■ **Exercise task**
Every line below should be copied exactly; drop the pictures.

* * * * *

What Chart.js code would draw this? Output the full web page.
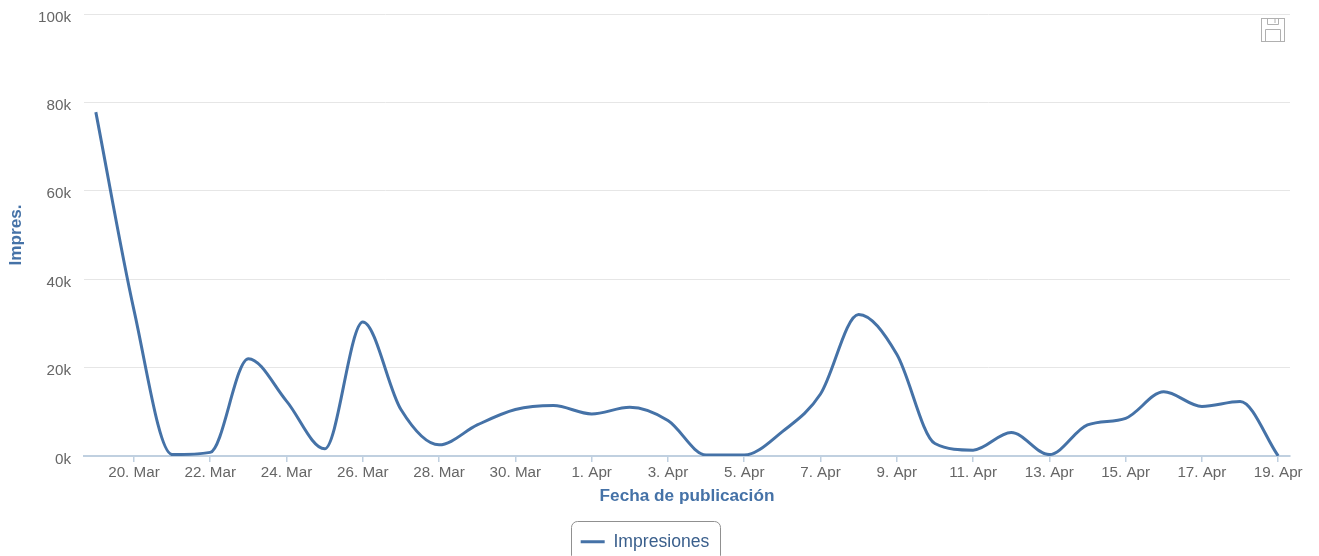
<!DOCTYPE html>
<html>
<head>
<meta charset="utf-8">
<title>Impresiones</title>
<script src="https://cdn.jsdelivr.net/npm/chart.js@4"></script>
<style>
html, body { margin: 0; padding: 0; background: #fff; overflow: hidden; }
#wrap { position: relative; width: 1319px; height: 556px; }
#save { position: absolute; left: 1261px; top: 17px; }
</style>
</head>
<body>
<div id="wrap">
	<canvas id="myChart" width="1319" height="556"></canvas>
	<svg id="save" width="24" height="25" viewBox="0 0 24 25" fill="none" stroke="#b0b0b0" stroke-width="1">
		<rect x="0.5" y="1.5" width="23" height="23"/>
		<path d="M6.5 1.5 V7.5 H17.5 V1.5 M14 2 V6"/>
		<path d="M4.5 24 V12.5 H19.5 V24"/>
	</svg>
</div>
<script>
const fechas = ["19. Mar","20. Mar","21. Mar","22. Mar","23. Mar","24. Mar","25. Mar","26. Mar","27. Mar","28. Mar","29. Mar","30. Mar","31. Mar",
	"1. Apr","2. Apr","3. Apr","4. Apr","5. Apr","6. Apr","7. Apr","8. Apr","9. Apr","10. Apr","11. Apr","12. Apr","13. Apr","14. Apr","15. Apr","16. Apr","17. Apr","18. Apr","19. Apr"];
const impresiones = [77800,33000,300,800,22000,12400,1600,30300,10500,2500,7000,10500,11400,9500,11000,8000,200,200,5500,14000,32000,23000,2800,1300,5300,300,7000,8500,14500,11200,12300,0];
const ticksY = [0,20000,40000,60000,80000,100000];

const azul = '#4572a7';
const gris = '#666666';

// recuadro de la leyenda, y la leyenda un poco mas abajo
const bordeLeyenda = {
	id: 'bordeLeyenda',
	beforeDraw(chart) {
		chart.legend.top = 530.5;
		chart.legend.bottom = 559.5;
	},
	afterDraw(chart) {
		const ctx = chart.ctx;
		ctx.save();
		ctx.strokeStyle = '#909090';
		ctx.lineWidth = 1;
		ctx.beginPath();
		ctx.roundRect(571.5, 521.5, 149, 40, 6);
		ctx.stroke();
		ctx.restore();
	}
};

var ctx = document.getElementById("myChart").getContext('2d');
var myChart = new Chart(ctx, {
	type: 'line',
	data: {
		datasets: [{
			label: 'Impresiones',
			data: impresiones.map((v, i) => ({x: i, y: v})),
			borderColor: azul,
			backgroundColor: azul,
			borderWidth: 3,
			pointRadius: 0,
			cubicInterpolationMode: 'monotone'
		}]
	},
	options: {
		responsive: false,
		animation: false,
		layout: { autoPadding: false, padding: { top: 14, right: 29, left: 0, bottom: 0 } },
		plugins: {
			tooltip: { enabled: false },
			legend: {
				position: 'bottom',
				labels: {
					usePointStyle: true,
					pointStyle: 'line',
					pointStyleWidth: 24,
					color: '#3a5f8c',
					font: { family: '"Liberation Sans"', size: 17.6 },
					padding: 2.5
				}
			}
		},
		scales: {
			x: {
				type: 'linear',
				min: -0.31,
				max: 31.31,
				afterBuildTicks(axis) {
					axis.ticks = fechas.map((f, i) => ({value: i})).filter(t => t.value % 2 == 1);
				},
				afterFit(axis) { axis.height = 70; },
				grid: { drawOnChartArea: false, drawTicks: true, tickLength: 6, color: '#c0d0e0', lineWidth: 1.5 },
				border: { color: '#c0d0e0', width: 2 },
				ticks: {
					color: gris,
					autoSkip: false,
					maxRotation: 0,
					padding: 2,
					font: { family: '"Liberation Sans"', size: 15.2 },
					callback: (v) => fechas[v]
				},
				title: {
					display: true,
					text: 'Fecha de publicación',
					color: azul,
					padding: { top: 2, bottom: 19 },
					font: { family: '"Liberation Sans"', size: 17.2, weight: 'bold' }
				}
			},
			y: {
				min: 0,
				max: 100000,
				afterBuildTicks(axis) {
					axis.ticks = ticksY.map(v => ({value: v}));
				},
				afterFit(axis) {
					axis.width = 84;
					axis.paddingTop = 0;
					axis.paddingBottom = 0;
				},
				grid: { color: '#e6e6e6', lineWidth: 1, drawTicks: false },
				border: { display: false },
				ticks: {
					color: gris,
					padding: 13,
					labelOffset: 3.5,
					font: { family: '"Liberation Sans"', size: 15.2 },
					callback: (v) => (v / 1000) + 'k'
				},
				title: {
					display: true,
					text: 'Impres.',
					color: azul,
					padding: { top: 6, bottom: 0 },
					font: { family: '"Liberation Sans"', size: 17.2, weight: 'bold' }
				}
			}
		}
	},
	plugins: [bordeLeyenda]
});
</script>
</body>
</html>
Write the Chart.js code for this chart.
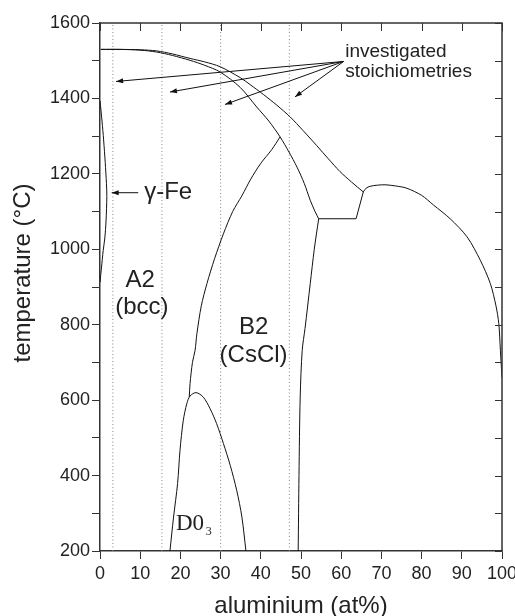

* * * * *

■ **Correct answer**
What Chart.js code would draw this? Output the full web page.
<!DOCTYPE html>
<html>
<head>
<meta charset="utf-8">
<title>Impresiones</title>
<script src="https://cdn.jsdelivr.net/npm/chart.js@4"></script>
<style>
html, body { margin: 0; padding: 0; background: #fff; overflow: hidden; }
#wrap { position: relative; width: 1319px; height: 556px; }
#save { position: absolute; left: 1261px; top: 17px; }
</style>
</head>
<body>
<div id="wrap">
	<canvas id="myChart" width="1319" height="556"></canvas>
	<svg id="save" width="24" height="25" viewBox="0 0 24 25" fill="none" stroke="#b0b0b0" stroke-width="1">
		<rect x="0.5" y="1.5" width="23" height="23"/>
		<path d="M6.5 1.5 V7.5 H17.5 V1.5 M14 2 V6"/>
		<path d="M4.5 24 V12.5 H19.5 V24"/>
	</svg>
</div>
<script>
const fechas = ["19. Mar","20. Mar","21. Mar","22. Mar","23. Mar","24. Mar","25. Mar","26. Mar","27. Mar","28. Mar","29. Mar","30. Mar","31. Mar",
	"1. Apr","2. Apr","3. Apr","4. Apr","5. Apr","6. Apr","7. Apr","8. Apr","9. Apr","10. Apr","11. Apr","12. Apr","13. Apr","14. Apr","15. Apr","16. Apr","17. Apr","18. Apr","19. Apr"];
const impresiones = [77800,33000,300,800,22000,12400,1600,30300,10500,2500,7000,10500,11400,9500,11000,8000,200,200,5500,14000,32000,23000,2800,1300,5300,300,7000,8500,14500,11200,12300,0];
const ticksY = [0,20000,40000,60000,80000,100000];

const azul = '#4572a7';
const gris = '#666666';

// recuadro de la leyenda, y la leyenda un poco mas abajo
const bordeLeyenda = {
	id: 'bordeLeyenda',
	beforeDraw(chart) {
		chart.legend.top = 530.5;
		chart.legend.bottom = 559.5;
	},
	afterDraw(chart) {
		const ctx = chart.ctx;
		ctx.save();
		ctx.strokeStyle = '#909090';
		ctx.lineWidth = 1;
		ctx.beginPath();
		ctx.roundRect(571.5, 521.5, 149, 40, 6);
		ctx.stroke();
		ctx.restore();
	}
};

var ctx = document.getElementById("myChart").getContext('2d');
var myChart = new Chart(ctx, {
	type: 'line',
	data: {
		datasets: [{
			label: 'Impresiones',
			data: impresiones.map((v, i) => ({x: i, y: v})),
			borderColor: azul,
			backgroundColor: azul,
			borderWidth: 3,
			pointRadius: 0,
			cubicInterpolationMode: 'monotone'
		}]
	},
	options: {
		responsive: false,
		animation: false,
		layout: { autoPadding: false, padding: { top: 14, right: 29, left: 0, bottom: 0 } },
		plugins: {
			tooltip: { enabled: false },
			legend: {
				position: 'bottom',
				labels: {
					usePointStyle: true,
					pointStyle: 'line',
					pointStyleWidth: 24,
					color: '#3a5f8c',
					font: { family: '"Liberation Sans"', size: 17.6 },
					padding: 2.5
				}
			}
		},
		scales: {
			x: {
				type: 'linear',
				min: -0.31,
				max: 31.31,
				afterBuildTicks(axis) {
					axis.ticks = fechas.map((f, i) => ({value: i})).filter(t => t.value % 2 == 1);
				},
				afterFit(axis) { axis.height = 70; },
				grid: { drawOnChartArea: false, drawTicks: true, tickLength: 6, color: '#c0d0e0', lineWidth: 1.5 },
				border: { color: '#c0d0e0', width: 2 },
				ticks: {
					color: gris,
					autoSkip: false,
					maxRotation: 0,
					padding: 2,
					font: { family: '"Liberation Sans"', size: 15.2 },
					callback: (v) => fechas[v]
				},
				title: {
					display: true,
					text: 'Fecha de publicación',
					color: azul,
					padding: { top: 2, bottom: 19 },
					font: { family: '"Liberation Sans"', size: 17.2, weight: 'bold' }
				}
			},
			y: {
				min: 0,
				max: 100000,
				afterBuildTicks(axis) {
					axis.ticks = ticksY.map(v => ({value: v}));
				},
				afterFit(axis) {
					axis.width = 84;
					axis.paddingTop = 0;
					axis.paddingBottom = 0;
				},
				grid: { color: '#e6e6e6', lineWidth: 1, drawTicks: false },
				border: { display: false },
				ticks: {
					color: gris,
					padding: 13,
					labelOffset: 3.5,
					font: { family: '"Liberation Sans"', size: 15.2 },
					callback: (v) => (v / 1000) + 'k'
				},
				title: {
					display: true,
					text: 'Impres.',
					color: azul,
					padding: { top: 6, bottom: 0 },
					font: { family: '"Liberation Sans"', size: 17.2, weight: 'bold' }
				}
			}
		}
	},
	plugins: [bordeLeyenda]
});
</script>
</body>
</html>
Write the Chart.js code for this chart.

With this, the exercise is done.